Reproduce the data below in full and exclude every picture.

DATA SEGMENT:
__________

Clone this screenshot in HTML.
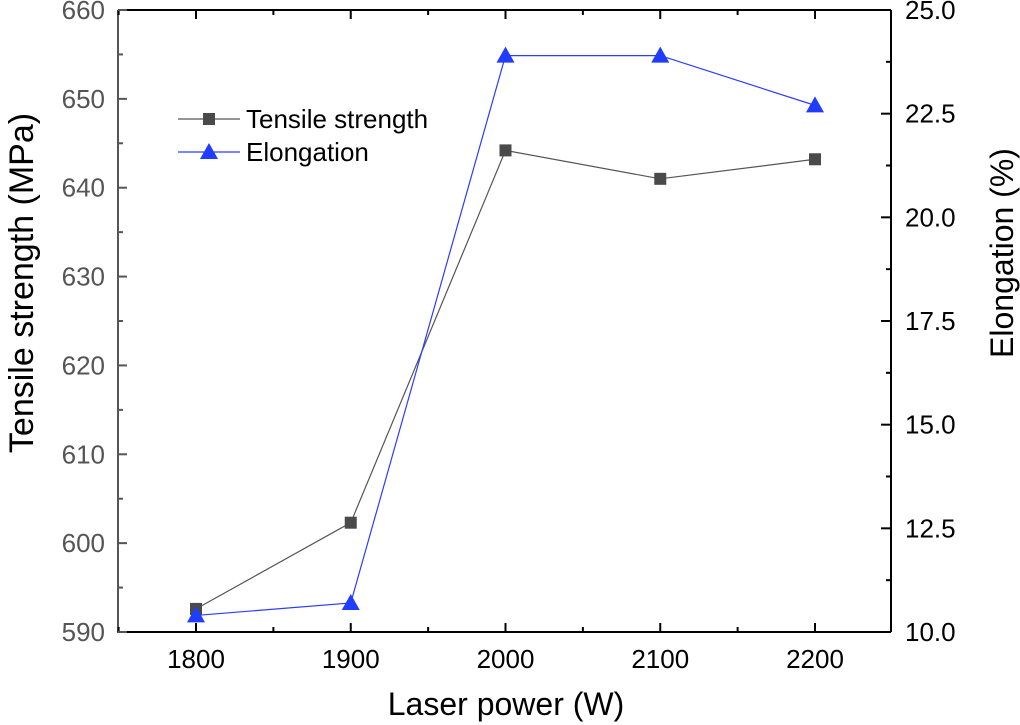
<!DOCTYPE html>
<html><head><meta charset="utf-8"><style>body{margin:0;background:#fff}svg{display:block}text{font-family:"Liberation Sans",Arial,sans-serif}</style></head>
<body>
<svg id="c" width="1020" height="725"></svg>
<script>
const categories=[1800,1900,2000,2100,2200];
const tensile=[592.6,602.3,644.2,641.0,643.2];
const elong=[10.4,10.7,23.9,23.9,22.7];
const xTicks=[1800,1900,2000,2100,2200];
const yLTicks=[590,600,610,620,630,640,650,660];
const yRTicks=[10.0,12.5,15.0,17.5,20.0,22.5,25.0];
const L=118,R=891,T=10,B=632;
const X=v=>196+(v-1800)*(815-196)/400;
const YL=v=>B-(v-590)*(B-T)/70;
const YR=v=>B-(v-10)*(B-T)/15;
const svg=document.getElementById('c');const NS='http://www.w3.org/2000/svg';
function el(t,a,p){const e=document.createElementNS(NS,t);for(const k in a)e.setAttribute(k,a[k]);(p||svg).appendChild(e);return e;}
function ln(x1,y1,x2,y2,s,w){return el('line',{x1,y1,x2,y2,stroke:s,'stroke-width':w||2});}
function tx(x,y,s,o){const e=el('text',Object.assign({x,y,'font-size':26},o||{}));e.textContent=s;return e;}
let a=ln(L,B,R,B,'#000');
a=ln(L,T,R,T,'#000');
a=ln(R,T,R,B,'#000');
a=ln(L,T,L,B+1,'#555');
for(let v=1750;v<=2250;v+=50){const x=X(v);if(x<=L||x>=R)continue;const m=v%100===0;ln(x,B,x,B-(m?9:5),'#000');ln(x,T,x,T+(m?9:5),'#000');}
xTicks.forEach(v=>{const t=tx(X(v),668,v,{'text-anchor':'middle',fill:'#000'});});
for(let v=590;v<=660;v+=5){const m=v%10===0;ln(L,YL(v),L+(m?9:5),YL(v),'#555');}
yLTicks.forEach(v=>{const t=tx(105,YL(v)+9,v,{'text-anchor':'end',fill:'#555'});});
for(let v=10;v<=25;v+=1.25){const m=Math.abs(v/2.5-Math.round(v/2.5))<1e-6;ln(R,YR(v),R-(m?10:5),YR(v),'#000');}
yRTicks.forEach(v=>{const t=tx(905,YR(v)+9,v.toFixed(1),{fill:'#000'});});
let t=tx(506,715,'Laser power (W)',{'text-anchor':'middle','font-size':32});
t=tx(0,0,'Tensile strength (MPa)',{'text-anchor':'middle','font-size':34,transform:'translate(33,283) rotate(-90)'});
t=tx(0,0,'Elongation (%)',{'text-anchor':'middle','font-size':32,transform:'translate(1013,253) rotate(-90)'});
let p=el('polyline',{points:categories.map((c,i)=>X(c)+','+YL(tensile[i])).join(' '),fill:'none',stroke:'#555','stroke-width':1.2});

p=el('polyline',{points:categories.map((c,i)=>X(c)+','+YR(elong[i])).join(' '),fill:'none',stroke:'#2a3cff','stroke-width':1.2});

categories.forEach((c,i)=>{const r=el('rect',{x:X(c)-6,y:YL(tensile[i])-6,width:12,height:12,fill:'#4a4a4a'});});
function tri(x,y){return el('polygon',{points:`${x},${y-9} ${x-9},${y+7} ${x+9},${y+7}`,fill:'#1f3cff'});}
categories.forEach((c,i)=>{const r=tri(X(c),YR(elong[i]));});
ln(178,119,240,119,'#555',1.2);let r=el('rect',{x:203,y:113,width:12,height:12,fill:'#4a4a4a'});
t=tx(246,128,'Tensile strength',{fill:'#000'});
ln(178,152,240,152,'#2a3cff',1.2);r=tri(209,152);
t=tx(246,161,'Elongation',{fill:'#000'});
</script>
</body></html>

__________

WRITTEN ANSWER:
Clone this screenshot in HTML.
<!DOCTYPE html>
<html><head><meta charset="utf-8"><style>body{margin:0;background:#fff}svg{display:block}text{font-family:"Liberation Sans",Arial,sans-serif}</style></head>
<body>
<svg id="c" width="1020" height="725"></svg>
<script>
const categories=[1800,1900,2000,2100,2200];
const tensile=[592.6,602.3,644.2,641.0,643.2];
const elong=[10.4,10.7,23.9,23.9,22.7];
const xTicks=[1800,1900,2000,2100,2200];
const yLTicks=[590,600,610,620,630,640,650,660];
const yRTicks=[10.0,12.5,15.0,17.5,20.0,22.5,25.0];
const L=118,R=891,T=10,B=632;
const X=v=>196+(v-1800)*(815-196)/400;
const YL=v=>B-(v-590)*(B-T)/70;
const YR=v=>B-(v-10)*(B-T)/15;
const svg=document.getElementById('c');const NS='http://www.w3.org/2000/svg';
function el(t,a,p){const e=document.createElementNS(NS,t);for(const k in a)e.setAttribute(k,a[k]);(p||svg).appendChild(e);return e;}
function ln(x1,y1,x2,y2,s,w){return el('line',{x1,y1,x2,y2,stroke:s,'stroke-width':w||2});}
function tx(x,y,s,o){const e=el('text',Object.assign({x,y,'font-size':26},o||{}));e.textContent=s;return e;}
let a=ln(L,B,R,B,'#000');
a=ln(L,T,R,T,'#000');
a=ln(R,T,R,B,'#000');
a=ln(L,T,L,B+1,'#555');
for(let v=1750;v<=2250;v+=50){const x=X(v);if(x<=L||x>=R)continue;const m=v%100===0;ln(x,B,x,B-(m?9:5),'#000');ln(x,T,x,T+(m?9:5),'#000');}
xTicks.forEach(v=>{const t=tx(X(v),668,v,{'text-anchor':'middle',fill:'#000'});});
for(let v=590;v<=660;v+=5){const m=v%10===0;ln(L,YL(v),L+(m?9:5),YL(v),'#555');}
yLTicks.forEach(v=>{const t=tx(105,YL(v)+9,v,{'text-anchor':'end',fill:'#555'});});
for(let v=10;v<=25;v+=1.25){const m=Math.abs(v/2.5-Math.round(v/2.5))<1e-6;ln(R,YR(v),R-(m?10:5),YR(v),'#000');}
yRTicks.forEach(v=>{const t=tx(905,YR(v)+9,v.toFixed(1),{fill:'#000'});});
let t=tx(506,715,'Laser power (W)',{'text-anchor':'middle','font-size':32});
t=tx(0,0,'Tensile strength (MPa)',{'text-anchor':'middle','font-size':34,transform:'translate(33,283) rotate(-90)'});
t=tx(0,0,'Elongation (%)',{'text-anchor':'middle','font-size':32,transform:'translate(1013,253) rotate(-90)'});
let p=el('polyline',{points:categories.map((c,i)=>X(c)+','+YL(tensile[i])).join(' '),fill:'none',stroke:'#555','stroke-width':1.2});

p=el('polyline',{points:categories.map((c,i)=>X(c)+','+YR(elong[i])).join(' '),fill:'none',stroke:'#2a3cff','stroke-width':1.2});

categories.forEach((c,i)=>{const r=el('rect',{x:X(c)-6,y:YL(tensile[i])-6,width:12,height:12,fill:'#4a4a4a'});});
function tri(x,y){return el('polygon',{points:`${x},${y-9} ${x-9},${y+7} ${x+9},${y+7}`,fill:'#1f3cff'});}
categories.forEach((c,i)=>{const r=tri(X(c),YR(elong[i]));});
ln(178,119,240,119,'#555',1.2);let r=el('rect',{x:203,y:113,width:12,height:12,fill:'#4a4a4a'});
t=tx(246,128,'Tensile strength',{fill:'#000'});
ln(178,152,240,152,'#2a3cff',1.2);r=tri(209,152);
t=tx(246,161,'Elongation',{fill:'#000'});
</script>
</body></html>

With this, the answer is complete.